Abstract

The data explosion and faster data analysis demand have spawned emerging applications that operate over myriads of data and exhibit large memory footprints with low data reuse rate. Such characteristics lead to enormous data movements across the memory hierarchy and pose significant pressure on modern communication fabrics and memory subsystems. To mitigate the worsening gap between high processor computation density and deficient memory bandwidth, memory networks, and near-data processing techniques are proposed to keep improving system performance and energy efficiency. In this article, we propose Active-Routing, an in-network near-data processing architecture for data-flow execution, which enables computation en-route by exploiting patterns of aggregation over intermediate results.
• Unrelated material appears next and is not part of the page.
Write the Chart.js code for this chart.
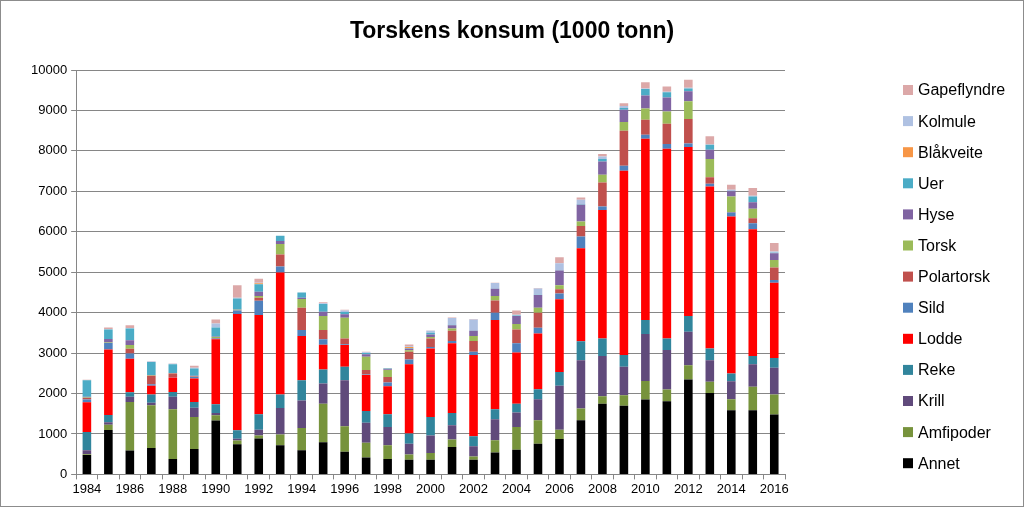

The proposed architecture leverages the massive memory cube- and vault-level parallelism as well as network concurrency to optimize the aggregation operations along a dynamically built Active-Routing Tree. It also introduces page granular computation offloading to amortize the offloading overhead and improve the throughput. Compared to the state-of-the-art processing-in-memory architecture, the evaluations show that the baseline Active-Routing can achieve up to 7× speedup with an average of 60 percent performance improvement, and reduce the energy-delay product by 80 percent across various benchmarks. Further optimizations with vault-level parallelism and page granular offloading can achieve an extra order of magnitude improvement.